■ **REQUIRED TASK**: Please write out the lines of the data exactly, beginning with the first and ending with the line containing "Chart.register(...registerables);"; leave the pictures behind.

■ **MATERIAL**:
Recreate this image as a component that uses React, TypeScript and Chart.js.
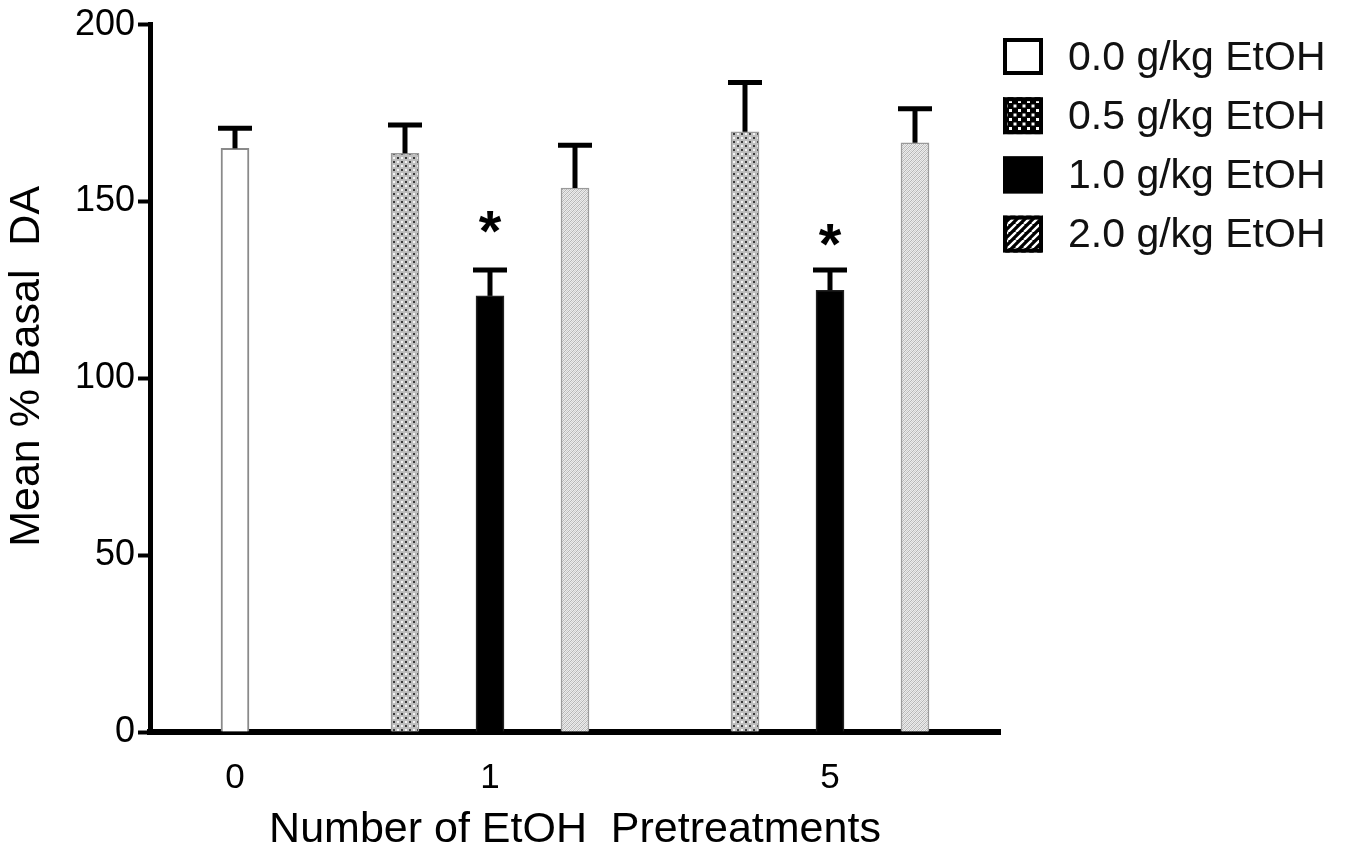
import React, { useEffect, useRef } from 'react';
import { Chart, registerables } from 'chart.js';

Chart.register(...registerables);

// ---- data ----
const groups = ['0', '1', '5']; // Number of EtOH pretreatments
const seriesNames = ['0.0 g/kg EtOH', '0.5 g/kg EtOH', '1.0 g/kg EtOH', '2.0 g/kg EtOH'];
const mean00: (number | null)[] = [165.0, null, null];
const mean05: (number | null)[] = [null, 163.6, 169.7];
const mean10: (number | null)[] = [null, 123.3, 124.9];
const mean20: (number | null)[] = [null, 153.8, 166.6];
const sem00: (number | null)[] = [5.7, null, null];
const sem05: (number | null)[] = [null, 8.0, 13.9];
const sem10: (number | null)[] = [null, 7.3, 5.7];
const sem20: (number | null)[] = [null, 12.1, 9.6];
const star10: (number | null)[] = [null, 144.2, 140.5]; // '*' significance marks over 1.0 g/kg bars
const yTicks = [0, 50, 100, 150, 200];

const FONT = '"Liberation Sans", Arial, sans-serif';
const W = 1348;
const H = 849;

// ---- build category slots: one empty slot at each edge and between groups ----
const means = [mean00, mean05, mean10, mean20];
const sems = [sem00, sem05, sem10, sem20];
const stars = [null, null, star10, null];
const slotLabels: string[] = [''];
const slotMeans: (number | null)[][] = means.map(() => [null]);
const slotSems: (number | null)[][] = means.map(() => [null]);
const slotStars: (number | null)[][] = means.map(() => [null]);
groups.forEach((g, gi) => {
  const present = means.map((m, si) => (m[gi] != null ? si : -1)).filter((si) => si >= 0);
  const center = Math.floor(present.length / 2);
  present.forEach((si, k) => {
    slotLabels.push(k === center ? g : '');
    means.forEach((m, sj) => {
      slotMeans[sj].push(sj === si ? m[gi] : null);
      slotSems[sj].push(sj === si ? sems[sj][gi] : null);
      const st = stars[sj];
      slotStars[sj].push(sj === si && st ? st[gi] : null);
    });
  });
  slotLabels.push('');
  means.forEach((_, sj) => {
    slotMeans[sj].push(null);
    slotSems[sj].push(null);
    slotStars[sj].push(null);
  });
});

function makePattern(size: number, draw: (c: CanvasRenderingContext2D) => void): CanvasPattern | string {
  const cv = document.createElement('canvas');
  cv.width = size;
  cv.height = size;
  const c = cv.getContext('2d');
  if (!c) return '#bbb';
  draw(c);
  const ctx = document.createElement('canvas').getContext('2d');
  return (ctx && ctx.createPattern(cv, 'repeat')) || '#bbb';
}

export default function App() {
  const ref = useRef<HTMLCanvasElement | null>(null);

  useEffect(() => {
    if (!ref.current) return;

    // bar fills
    const dotBar = makePattern(8, (c) => {
      c.fillStyle = '#bdbdbd';
      c.fillRect(0, 0, 8, 8);
      c.fillStyle = '#3a3a3a';
      c.fillRect(1, 1, 2, 2);
      c.fillRect(5, 5, 2, 2);
      c.fillStyle = '#f4f4f4';
      c.fillRect(5, 1, 2, 2);
      c.fillRect(1, 5, 2, 2);
    });
    const hatchBar = makePattern(4, (c) => {
      c.fillStyle = '#ececec';
      c.fillRect(0, 0, 4, 4);
      c.fillStyle = '#b4b4b4';
      for (let i = 0; i < 4; i++) c.fillRect(3 - i, i, 1, 1);
      c.fillStyle = '#cfcfcf';
      for (let i = 0; i < 4; i++) c.fillRect((5 - i) % 4, i, 1, 1);
    });
    // legend fills
    const dotLegend = makePattern(9, (c) => {
      c.fillStyle = '#000';
      c.fillRect(0, 0, 9, 9);
      c.fillStyle = '#fff';
      c.fillRect(1, 1, 3, 3);
      c.fillRect(5.5, 5.5, 3, 3);
    });
    const stripeLegend = makePattern(8, (c) => {
      c.fillStyle = '#000';
      c.fillRect(0, 0, 8, 8);
      c.strokeStyle = '#fff';
      c.lineWidth = 2.4;
      c.beginPath();
      for (let k = -8; k <= 16; k += 8) {
        c.moveTo(k, 8);
        c.lineTo(k + 8, 0);
      }
      c.stroke();
    });

    const barFills = ['#ffffff', dotBar, '#000000', hatchBar];
    const barBorders = ['#8a8a8a', '#9a9a9a', '#222222', '#9a9a9a'];
    const legendFills = ['#ffffff', dotLegend, '#000000', stripeLegend];

    const errorBars = {
      id: 'errorBars',
      afterDatasetsDraw(chart: any) {
        const ctx = chart.ctx;
        const y = chart.scales.y;
        ctx.save();
        ctx.strokeStyle = '#000';
        ctx.fillStyle = '#000';
        chart.data.datasets.forEach((_: any, di: number) => {
          const meta = chart.getDatasetMeta(di);
          meta.data.forEach((el: any, i: number) => {
            const v = slotMeans[di][i];
            const e = slotSems[di][i];
            if (v == null) return;
            if (e != null) {
              const yTop = y.getPixelForValue(v + e);
              ctx.lineWidth = 5;
              ctx.beginPath();
              ctx.moveTo(el.x, el.y);
              ctx.lineTo(el.x, yTop);
              ctx.stroke();
              ctx.beginPath();
              ctx.moveTo(el.x - 17, yTop);
              ctx.lineTo(el.x + 17, yTop);
              ctx.stroke();
            }
            const s = slotStars[di][i];
            if (s != null) {
              ctx.font = `bold 58px ${FONT}`;
              ctx.textAlign = 'center';
              ctx.textBaseline = 'alphabetic';
              const m = ctx.measureText('*');
              const cy = y.getPixelForValue(s);
              const base = cy + (m.actualBoundingBoxAscent - m.actualBoundingBoxDescent) / 2;
              ctx.fillText('*', el.x, base);
            }
          });
        });
        ctx.restore();
      },
      afterDraw(chart: any) {
        const ctx = chart.ctx;
        const area = chart.chartArea;
        ctx.save();
        const bx = area.right + 3;
        const tx = area.right + 68;
        seriesNames.forEach((name, i) => {
          const cy = 56.5 + i * 59.2;
          ctx.fillStyle = legendFills[i];
          ctx.fillRect(bx, cy - 18.5, 40, 37);
          ctx.strokeStyle = '#000';
          ctx.lineWidth = 4;
          ctx.strokeRect(bx + 2, cy - 16.5, 36, 33);
          ctx.fillStyle = '#111';
          ctx.font = `41px ${FONT}`;
          ctx.textAlign = 'left';
          ctx.textBaseline = 'middle';
          ctx.fillText(name, tx, cy + 2);
        });
        ctx.restore();
      },
    };

    const chart = new Chart(ref.current, {
      type: 'bar',
      data: {
        labels: slotLabels,
        datasets: seriesNames.map((name, i) => ({
          label: name,
          data: slotMeans[i],
          backgroundColor: barFills[i],
          borderColor: barBorders[i],
          borderWidth: i === 0 ? 2 : 1.5,
          barThickness: 28,
          grouped: false,
        })) as any,
      },
      options: {
        animation: false,
        responsive: false,
        devicePixelRatio: 1,
        layout: { padding: { left: 0, right: 348, top: 24.5, bottom: 0 } },
        plugins: {
          legend: { display: false },
          tooltip: { enabled: false },
        },
        scales: {
          x: {
            type: 'category',
            offset: false,
            z: 1,
            grid: { display: false, drawOnChartArea: false, drawTicks: false },
            border: { display: true, color: '#000', width: 6 },
            ticks: {
              autoSkip: false,
              maxRotation: 0,
              minRotation: 0,
              color: '#000',
              padding: 25,
              font: { family: FONT, size: 35 },
            },
            title: {
              display: true,
              text: 'Number of EtOH  Pretreatments',
              color: '#000',
              padding: 0,
              font: { family: FONT, size: 43, lineHeight: 0.88 },
            },
            afterFit: (s: any) => {
              s.height = 117;
            },
          },
          y: {
            min: 0,
            max: 200,
            z: 1,
            afterBuildTicks: (s: any) => {
              s.ticks = yTicks.map((v) => ({ value: v }));
            },
            grid: {
              drawOnChartArea: false,
              drawTicks: true,
              tickLength: 12,
              tickWidth: 4,
              tickColor: '#000',
            },
            border: { display: true, color: '#000', width: 5 },
            ticks: {
              color: '#000',
              padding: 3,
              font: { family: FONT, size: 36 },
            },
            title: {
              display: true,
              text: '  Mean % Basal  DA',
              color: '#000',
              padding: { top: 6, bottom: 0 },
              font: { family: FONT, size: 43, lineHeight: 1.0 },
            },
            afterFit: (s: any) => {
              s.width = 150;
            },
          },
        },
      },
      plugins: [errorBars],
    });

    return () => chart.destroy();
  }, []);

  return (
    <div style={{ position: 'fixed', left: 0, top: 0, width: W, height: H, background: '#fff' }}>
      <canvas ref={ref} width={W} height={H} style={{ display: 'block', width: W, height: H }} />
    </div>
  );
}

■ **OUTPUT OF THE TASK**:
Recreate this image as a component that uses React, TypeScript and Chart.js.
import React, { useEffect, useRef } from 'react';
import { Chart, registerables } from 'chart.js';

Chart.register(...registerables);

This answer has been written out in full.